Extract everything from the first line through the line with "const BG = '#F7F7B7';", both ends included, except for any pictures.

-=-=-

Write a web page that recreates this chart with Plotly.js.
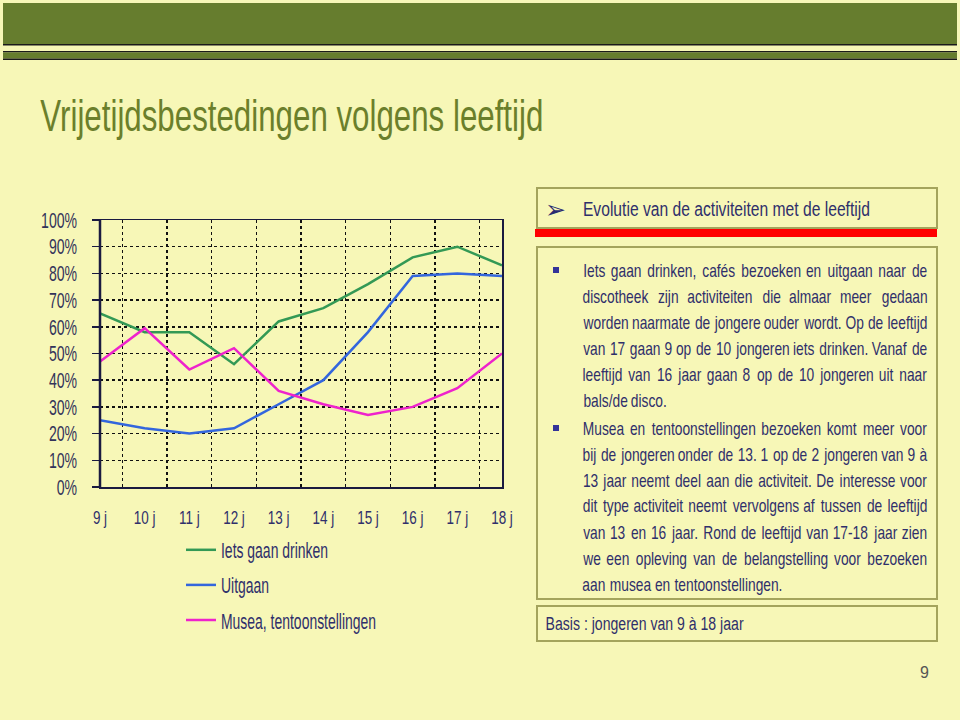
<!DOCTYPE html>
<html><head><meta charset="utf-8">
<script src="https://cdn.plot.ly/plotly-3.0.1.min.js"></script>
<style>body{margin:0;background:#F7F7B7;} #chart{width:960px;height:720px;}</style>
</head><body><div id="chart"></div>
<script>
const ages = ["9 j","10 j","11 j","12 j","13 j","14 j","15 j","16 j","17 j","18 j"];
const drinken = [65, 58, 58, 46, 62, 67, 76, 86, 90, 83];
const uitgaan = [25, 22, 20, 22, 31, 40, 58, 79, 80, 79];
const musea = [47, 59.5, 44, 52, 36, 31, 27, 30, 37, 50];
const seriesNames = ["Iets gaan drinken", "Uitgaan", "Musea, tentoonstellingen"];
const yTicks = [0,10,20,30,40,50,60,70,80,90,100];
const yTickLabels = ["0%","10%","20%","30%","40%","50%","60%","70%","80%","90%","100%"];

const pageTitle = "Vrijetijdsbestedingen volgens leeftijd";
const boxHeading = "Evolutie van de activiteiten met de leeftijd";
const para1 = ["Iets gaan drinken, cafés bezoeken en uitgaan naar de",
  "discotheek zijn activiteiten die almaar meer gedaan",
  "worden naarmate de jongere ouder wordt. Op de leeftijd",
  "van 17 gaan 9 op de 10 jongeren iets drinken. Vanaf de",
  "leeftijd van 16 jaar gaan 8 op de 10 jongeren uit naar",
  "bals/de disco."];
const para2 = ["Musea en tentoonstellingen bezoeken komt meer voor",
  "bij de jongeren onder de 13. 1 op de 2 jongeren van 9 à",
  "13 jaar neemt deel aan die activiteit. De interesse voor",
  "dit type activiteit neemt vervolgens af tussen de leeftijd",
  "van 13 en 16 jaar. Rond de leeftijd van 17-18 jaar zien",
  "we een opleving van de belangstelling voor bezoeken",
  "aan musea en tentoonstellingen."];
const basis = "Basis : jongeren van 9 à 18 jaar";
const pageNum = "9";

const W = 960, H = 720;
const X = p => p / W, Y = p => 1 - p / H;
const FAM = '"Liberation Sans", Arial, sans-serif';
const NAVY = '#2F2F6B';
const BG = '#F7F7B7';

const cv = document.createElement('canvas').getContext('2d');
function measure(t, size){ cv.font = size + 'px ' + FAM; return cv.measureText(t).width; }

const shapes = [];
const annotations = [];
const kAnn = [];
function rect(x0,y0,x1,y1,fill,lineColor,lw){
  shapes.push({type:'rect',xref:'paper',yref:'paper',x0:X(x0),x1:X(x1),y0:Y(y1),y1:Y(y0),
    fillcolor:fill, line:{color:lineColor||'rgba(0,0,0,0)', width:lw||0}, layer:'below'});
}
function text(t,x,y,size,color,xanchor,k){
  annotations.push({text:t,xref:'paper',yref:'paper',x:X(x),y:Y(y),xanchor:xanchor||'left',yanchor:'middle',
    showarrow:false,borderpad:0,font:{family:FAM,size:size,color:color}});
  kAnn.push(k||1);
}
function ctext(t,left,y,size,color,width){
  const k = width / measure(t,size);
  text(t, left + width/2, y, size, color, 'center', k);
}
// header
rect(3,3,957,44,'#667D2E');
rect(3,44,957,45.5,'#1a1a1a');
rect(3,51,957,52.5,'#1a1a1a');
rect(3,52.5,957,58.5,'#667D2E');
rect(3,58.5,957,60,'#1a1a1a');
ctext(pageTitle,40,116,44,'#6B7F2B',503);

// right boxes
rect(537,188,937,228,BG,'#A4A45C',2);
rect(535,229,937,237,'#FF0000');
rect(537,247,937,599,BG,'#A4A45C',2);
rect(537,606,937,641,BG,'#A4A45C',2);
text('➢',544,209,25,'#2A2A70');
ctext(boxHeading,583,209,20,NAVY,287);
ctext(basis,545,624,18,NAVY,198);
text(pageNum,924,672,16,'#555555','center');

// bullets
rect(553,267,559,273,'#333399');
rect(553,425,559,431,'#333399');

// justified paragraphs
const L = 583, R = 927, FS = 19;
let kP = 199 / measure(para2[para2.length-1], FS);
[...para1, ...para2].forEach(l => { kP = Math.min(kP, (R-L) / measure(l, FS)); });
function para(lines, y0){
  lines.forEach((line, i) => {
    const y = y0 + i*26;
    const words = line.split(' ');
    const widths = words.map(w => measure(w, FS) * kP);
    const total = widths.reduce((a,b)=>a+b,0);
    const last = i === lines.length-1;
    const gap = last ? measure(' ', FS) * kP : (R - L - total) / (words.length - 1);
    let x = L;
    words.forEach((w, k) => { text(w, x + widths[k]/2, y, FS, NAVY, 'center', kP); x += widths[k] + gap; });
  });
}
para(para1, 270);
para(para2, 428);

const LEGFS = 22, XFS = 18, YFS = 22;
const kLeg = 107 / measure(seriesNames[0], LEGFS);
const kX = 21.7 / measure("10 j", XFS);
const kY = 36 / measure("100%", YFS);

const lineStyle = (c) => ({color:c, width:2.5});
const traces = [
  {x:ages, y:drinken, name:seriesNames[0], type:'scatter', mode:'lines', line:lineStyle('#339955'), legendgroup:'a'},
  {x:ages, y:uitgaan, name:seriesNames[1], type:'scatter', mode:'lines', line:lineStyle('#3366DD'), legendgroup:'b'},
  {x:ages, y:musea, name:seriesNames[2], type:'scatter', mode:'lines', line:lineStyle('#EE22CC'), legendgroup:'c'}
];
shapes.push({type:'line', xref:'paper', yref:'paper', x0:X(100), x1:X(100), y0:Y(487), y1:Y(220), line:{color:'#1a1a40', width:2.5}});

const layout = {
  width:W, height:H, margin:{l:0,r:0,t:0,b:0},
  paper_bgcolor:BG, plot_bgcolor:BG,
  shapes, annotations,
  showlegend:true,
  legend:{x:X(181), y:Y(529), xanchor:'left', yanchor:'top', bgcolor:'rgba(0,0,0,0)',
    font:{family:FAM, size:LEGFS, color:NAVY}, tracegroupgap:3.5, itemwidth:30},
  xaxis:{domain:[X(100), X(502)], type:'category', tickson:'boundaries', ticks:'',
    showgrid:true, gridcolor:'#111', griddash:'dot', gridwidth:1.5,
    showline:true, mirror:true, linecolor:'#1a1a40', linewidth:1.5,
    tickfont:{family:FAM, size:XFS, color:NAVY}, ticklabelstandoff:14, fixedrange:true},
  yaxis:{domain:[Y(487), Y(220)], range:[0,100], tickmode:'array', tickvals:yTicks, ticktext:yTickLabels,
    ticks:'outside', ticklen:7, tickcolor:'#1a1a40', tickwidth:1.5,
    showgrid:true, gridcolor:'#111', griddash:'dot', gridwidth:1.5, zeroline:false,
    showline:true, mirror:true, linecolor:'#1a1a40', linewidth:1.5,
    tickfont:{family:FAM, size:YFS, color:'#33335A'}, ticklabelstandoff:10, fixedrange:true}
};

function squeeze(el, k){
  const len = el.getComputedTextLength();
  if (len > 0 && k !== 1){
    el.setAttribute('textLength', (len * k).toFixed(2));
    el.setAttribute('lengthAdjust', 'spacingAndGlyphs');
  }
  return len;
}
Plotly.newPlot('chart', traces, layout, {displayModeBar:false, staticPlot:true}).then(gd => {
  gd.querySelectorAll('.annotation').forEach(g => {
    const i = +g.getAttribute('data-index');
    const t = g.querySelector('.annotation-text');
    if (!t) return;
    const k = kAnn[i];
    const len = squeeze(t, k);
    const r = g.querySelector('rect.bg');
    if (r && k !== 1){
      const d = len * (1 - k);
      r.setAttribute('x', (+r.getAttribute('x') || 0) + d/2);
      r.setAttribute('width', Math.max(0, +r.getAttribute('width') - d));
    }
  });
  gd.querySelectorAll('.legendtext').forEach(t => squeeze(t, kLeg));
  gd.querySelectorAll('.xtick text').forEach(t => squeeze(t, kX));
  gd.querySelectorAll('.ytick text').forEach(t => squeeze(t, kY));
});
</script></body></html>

-=-=-

> Problem solution
Write a web page that recreates this chart with Plotly.js.
<!DOCTYPE html>
<html><head><meta charset="utf-8">
<script src="https://cdn.plot.ly/plotly-3.0.1.min.js"></script>
<style>body{margin:0;background:#F7F7B7;} #chart{width:960px;height:720px;}</style>
</head><body><div id="chart"></div>
<script>
const ages = ["9 j","10 j","11 j","12 j","13 j","14 j","15 j","16 j","17 j","18 j"];
const drinken = [65, 58, 58, 46, 62, 67, 76, 86, 90, 83];
const uitgaan = [25, 22, 20, 22, 31, 40, 58, 79, 80, 79];
const musea = [47, 59.5, 44, 52, 36, 31, 27, 30, 37, 50];
const seriesNames = ["Iets gaan drinken", "Uitgaan", "Musea, tentoonstellingen"];
const yTicks = [0,10,20,30,40,50,60,70,80,90,100];
const yTickLabels = ["0%","10%","20%","30%","40%","50%","60%","70%","80%","90%","100%"];

const pageTitle = "Vrijetijdsbestedingen volgens leeftijd";
const boxHeading = "Evolutie van de activiteiten met de leeftijd";
const para1 = ["Iets gaan drinken, cafés bezoeken en uitgaan naar de",
  "discotheek zijn activiteiten die almaar meer gedaan",
  "worden naarmate de jongere ouder wordt. Op de leeftijd",
  "van 17 gaan 9 op de 10 jongeren iets drinken. Vanaf de",
  "leeftijd van 16 jaar gaan 8 op de 10 jongeren uit naar",
  "bals/de disco."];
const para2 = ["Musea en tentoonstellingen bezoeken komt meer voor",
  "bij de jongeren onder de 13. 1 op de 2 jongeren van 9 à",
  "13 jaar neemt deel aan die activiteit. De interesse voor",
  "dit type activiteit neemt vervolgens af tussen de leeftijd",
  "van 13 en 16 jaar. Rond de leeftijd van 17-18 jaar zien",
  "we een opleving van de belangstelling voor bezoeken",
  "aan musea en tentoonstellingen."];
const basis = "Basis : jongeren van 9 à 18 jaar";
const pageNum = "9";

const W = 960, H = 720;
const X = p => p / W, Y = p => 1 - p / H;
const FAM = '"Liberation Sans", Arial, sans-serif';
const NAVY = '#2F2F6B';
const BG = '#F7F7B7';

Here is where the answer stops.